>> begin

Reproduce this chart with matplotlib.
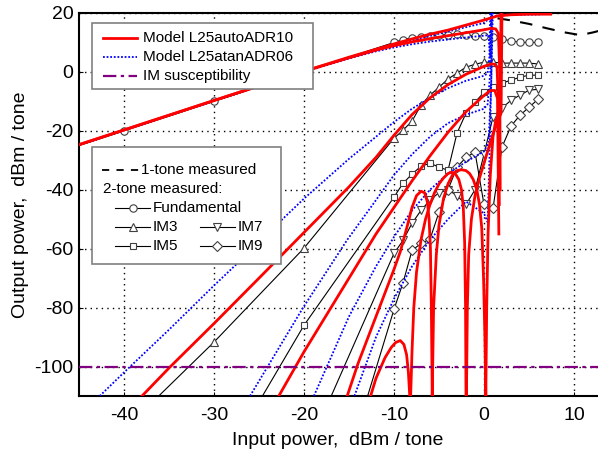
import matplotlib
matplotlib.use('Agg')
import matplotlib.pyplot as plt
from matplotlib.patches import Rectangle

plt.rcParams['font.family'] = ['Liberation Sans', 'DejaVu Sans']
plt.rcParams['axes.unicode_minus'] = False

# ---------------- measured data ----------------
pin_hi = [-10, -9, -8, -7, -6, -5, -4, -3, -2, -1, 0, 1, 2, 3, 4, 5, 6]
fund_x = [-50, -40, -30, -20] + pin_hi
fund_y = [-30, -20, -10, 0, 10.0, 11.0, 11.5, 11.9, 12.2, 12.5, 12.7, 12.9, 12.5, 12.2,
          12.2, 11.7, 11.1, 10.6, 10.0, 10.0, 10.0]
im3_x = [-40, -30, -20] + pin_hi
im3_y = [-121.5, -91.7, -59.8, -22.5, -19.8, -16.7, -11.3, -7.9, -5.2, -2.4, -0.4, 1.6,
         2.6, 3.3, 3.3, 3.0, 3.0, 3.0, 3.0, 2.7]
im5_x = [-30, -20] + pin_hi
im5_y = [-138, -86, -42.5, -37.8, -34.7, -32.0, -31.0, -32.3, -33.4, -20.8, -14.0, -10.3,
         -6.9, -5.2, -3.8, -2.8, -1.8, -1.1, -1.1]
im7_x = [-20] + pin_hi
im7_y = [-131, -61.6, -57.2, -51.4, -47.0, -43.5, -41.0, -40.0, -42.0, -45.0, -40.0, -28.0,
         -15.3, -12.3, -9.6, -7.9, -6.2, -5.9]
im9_x = [-20] + pin_hi
im9_y = [-181, -80.6, -71.6, -60.6, -58.2, -56.8, -47.6, -40.0, -32.3, -29.0, -27.2, -45.0,
         -46.3, -25.5, -18.4, -14.7, -12.0, -9.3]
tone1_x = [1.5, 3.0, 5.0, 7.0, 9.0, 10.7, 12.1, 13.5]
tone1_y = [18.2, 17.5, 16.3, 14.8, 13.4, 12.5, 13.4, 14.5]

# ---------------- model L25autoADR10 (red) ----------------
r_f1_x = [-50, -40, -30, -20, -15, -12, -10, -8, -6, -4, -2, 0, 1.5, 3, 5, 7.4]
r_f1_y = [-29.7, -19.7, -9.7, 0.2, 5.0, 7.7, 9.5, 11.2, 12.8, 14.2, 15.9, 17.6, 19.0, 19.4, 19.6, 19.6]
r_f2_x = [-50, -40, -30, -20, -15, -12, -10, -8, -6, -4, -2, 0, 0.8, 1.3, 1.6, 1.75, 1.8]
r_f2_y = [-29.7, -19.7, -9.7, 0.2, 4.8, 7.4, 8.9, 10.2, 11.3, 12.3, 13.3, 14.3, 14.8, 14.6, 13, 0, -40]
r_im3_x = [-38, -35, -30, -25, -20, -15, -12, -10, -8, -6, -4, -2, 0, 0.8, 1.2, 1.45, 1.6, 1.7]
r_im3_y = [-110, -100.5, -85.4, -70, -54.5, -39, -29, -21.5, -14.5, -8.8, -4.3, -0.8, 1.9, 2.7, 2.6, 1.5, -10, -45]
r_im5_x = [-22.8, -20, -17, -15.8, -13.4, -12, -10, -8, -6, -4, -2, 0, 0.7, 1.2, 1.5, 1.65]
r_im5_y = [-110, -95, -80, -74, -62, -55, -46, -37, -28.5, -20.5, -13.5, -8.0, -6.3, -6.3, -9, -55]
r_im7_x = [-15.2, -14, -13, -12, -11, -10, -9.3, -8.5, -8, -7.5, -7.0, -6.6, -6.3, -6.1, -5.95, -5.85,
           -5.75, -5.6, -5.3, -5, -4.5, -4, -3.5, -3, -2.5, -2, -1.6, -1.2, -0.8, -0.5, -0.25, -0.05, 0.1, 0.2,
           0.3, 0.45, 0.7, 1.0, 1.3, 1.6, 1.8, 1.9]
r_im7_y = [-110, -99, -91, -83, -75, -67, -61, -52, -46, -42, -40.5, -41, -44, -50, -60, -80,
           -110, -80, -62, -52, -43, -38, -35, -33.5, -33.2, -33.5, -34.5, -36.5, -40, -45, -53, -70, -90, -110,
           -80, -55, -35, -22, -16.5, -15, -12, 22]
r_im9_x = [-12.6, -12.0, -11.0, -10.3, -9.8, -9.3, -8.9, -8.6, -8.4, -8.25, -8.15, -8.0, -7.8, -7.5, -7, -6.5,
           -6, -5.5, -5, -4.5, -4, -3.6, -3.2, -2.8, -2.5, -2.3, -2.15, -2.05, -2.0, -1.95, -1.85, -1.7, -1.4,
           -1, -0.5, 0, 0.5, 1.0, 1.5, 1.9, 2.0]
r_im9_y = [-110, -104, -97, -93.5, -91.8, -91.2, -92.5, -96, -102, -110, -110, -95, -80, -68, -57, -50,
           -45, -41, -38, -36, -34.5, -34, -34.5, -36.5, -40, -46, -58, -80, -110, -110, -80, -62, -50,
           -42, -36, -31, -26, -21, -17, -14, 22]

# ---------------- model L25atanADR06 (blue) ----------------
b_f1_x = [-50, -40, -30, -20, -15, -12, -10, -8, -6, -4, -2, 0, 0.7, 1.5, 4, 6.2]
b_f1_y = [-29.8, -19.8, -9.8, 0, 4.7, 7.3, 9.0, 10.7, 12.2, 13.7, 15.2, 16.6, 18.5, 19.2, 19.4, 19.5]
b_f2_x = [-50, -40, -30, -20, -15, -12, -10, -8, -6, -4, -2, 0, 0.5, 0.7, 0.8]
b_f2_y = [-29.8, -19.8, -9.8, 0, 4.6, 7.0, 8.3, 9.4, 10.3, 11.0, 11.7, 12.3, 12.5, 5, 22]
b_im3_x = [-42.7, -40, -35, -30, -25, -22.4, -20, -15, -12, -10, -8, -6, -4, -2, 0, 0.4, 0.6, 0.7]
b_im3_y = [-110, -102, -87.5, -72.5, -58, -50, -43, -29.5, -22, -17, -12.5, -8.8, -5.5, -3, -1.3, -0.5, 5, 22]
b_im5_x = [-26, -20.1, -15.2, -12, -10, -8, -6, -4, -2, 0, 0.4, 0.7, 0.8]
b_im5_y = [-110, -80, -57, -43.5, -35, -28, -22, -17.4, -14.5, -12.5, -11, 0, 22]
b_im7_x = [-18.9, -15, -12, -10, -8, -6, -4, -2, 0, 0.5, 0.8, 0.9]
b_im7_y = [-110, -83, -66, -56, -47, -40, -34.5, -30.5, -27, -24, -5, 22]
b_im9_x = [-14.4, -12, -10, -8, -6, -4, -2, 0, 0.4, 0.6, 1.0]
b_im9_y = [-110, -90, -77, -66, -57, -50, -44, -48, -51, -30, 22]

# IM susceptibility level
im_susc = -100

# ---------------- figure ----------------
W, H = 598, 461
fig = plt.figure(figsize=(W / 100, H / 100), dpi=100)
L, B, AW, AH = 79, 65, 540, 383
ax = fig.add_axes([L / W, B / H, AW / W, AH / H])
ax.set_xlim(-45, 15)
ax.set_ylim(-110, 20)
ax.set_xticks([-40, -30, -20, -10, 0, 10])
ax.set_yticks([20, 0, -20, -40, -60, -80, -100])
ax.grid(True, color='black', linestyle=(0, (1, 3)), linewidth=1.0)
ax.tick_params(direction='in', length=3, labelsize=14)
ax.tick_params(axis='x', pad=8)
ax.tick_params(axis='y', pad=4)
for s in ['left', 'bottom', 'top']:
    ax.spines[s].set_linewidth(1.5)
ax.spines['right'].set_visible(False)

MS = {'o': 5.3, '^': 5.8, 's': 4.6, 'v': 5.8, 'D': 4.8}
mk = dict(mfc='white', mec='#404040', mew=0.8, color='black', lw=0.8, zorder=3)
ax.plot(fund_x, fund_y, marker='o', ms=MS['o'], **mk)
ax.plot(im3_x, im3_y, marker='^', ms=MS['^'], **mk)
ax.plot(im5_x, im5_y, marker='s', ms=MS['s'], **mk)
ax.plot(im7_x, im7_y, marker='v', ms=MS['v'], **mk)
ax.plot(im9_x, im9_y, marker='D', ms=MS['D'], **mk)
ax.plot(tone1_x, tone1_y, color='black', lw=1.5, dashes=(6, 5), zorder=3)

bl = dict(color='#0000FF', lw=1.3, linestyle=(0, (1, 1)), zorder=4)
for xs, ys in [(b_f1_x, b_f1_y), (b_f2_x, b_f2_y), (b_im3_x, b_im3_y), (b_im5_x, b_im5_y),
               (b_im7_x, b_im7_y), (b_im9_x, b_im9_y)]:
    ax.plot(xs, ys, **bl)

rd = dict(color='#FF0000', lw=2.0, zorder=5)
for xs, ys in [(r_f1_x, r_f1_y), (r_f2_x, r_f2_y), (r_im3_x, r_im3_y), (r_im5_x, r_im5_y),
               (r_im7_x, r_im7_y), (r_im9_x, r_im9_y)]:
    ax.plot(xs, ys, **rd)

ax.axhline(im_susc, color='#800080', lw=1.6, dashes=(6, 2, 1.5, 2), zorder=6)

ax.set_xlabel('Input power,  dBm / tone', fontsize=14)
ax.set_ylabel('Output power,  dBm / tone', fontsize=14)
ax.xaxis.set_label_coords((338 - L) / AW, (396 - 432) / AH)
ax.yaxis.set_label_coords((29 - L) / AW, 0.5)


def P(px, py):
    return ((px - L) / AW, (396 - py) / AH)


def box(x0, y0, x1, y1):
    a = P(x0, y1)
    b = P(x1, y0)
    ax.add_patch(Rectangle(a, b[0] - a[0], b[1] - a[1], transform=ax.transAxes,
                           facecolor='white', edgecolor='#808080', lw=1.2, zorder=10))


def handle(x0, x1, y, **kw):
    a = P(x0, y)
    b = P(x1, y)
    ax.plot([a[0], b[0]], [a[1], b[1]], transform=ax.transAxes, zorder=11, clip_on=False, **kw)


def label(x, y, s):
    p = P(x, y)
    ax.text(p[0], p[1], s, transform=ax.transAxes, fontsize=11, va='center', ha='left', zorder=12)


# legend 1
box(92, 23, 313, 89)
handle(103, 137, 38, color='#FF0000', lw=2)
label(143, 38, 'Model L25autoADR10')
handle(103, 137, 57, color='#0000FF', lw=1.3, linestyle=(0, (1, 1)))
label(143, 57, 'Model L25atanADR06')
handle(103, 137, 76, color='#800080', lw=1.6, dashes=(6, 2, 1.5, 2))
label(143, 76, 'IM susceptibility')

# legend 2
box(92, 147, 281, 264)
handle(102, 139, 170, color='black', lw=1.3, dashes=(4, 4))
label(141, 170, '1-tone measured')
label(103, 189, '2-tone measured:')
lk = dict(color='black', lw=0.8)
for (x0, x1, y, m, txt) in [(115, 150, 208, 'o', 'Fundamental'), (115, 150, 227, '^', 'IM3'),
                            (115, 150, 246, 's', 'IM5'), (200, 235, 227, 'v', 'IM7'),
                            (200, 235, 246, 'D', 'IM9')]:
    handle(x0, x1, y, **lk)
    p = P((x0 + x1) / 2, y)
    ax.plot([p[0]], [p[1]], transform=ax.transAxes, marker=m, mfc='white', mec='#404040',
            mew=0.8, ms=MS[m], zorder=12, clip_on=False)
    label(x1 + 3, y, txt)

fig.savefig('out.png', dpi=100)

>> end

_Problem description_
Every line above that contains the word "matplotlib" should be reported.

_Solution_
Reproduce this chart with matplotlib.
import matplotlib
matplotlib.use('Agg')
import matplotlib.pyplot as plt
from matplotlib.patches import Rectangle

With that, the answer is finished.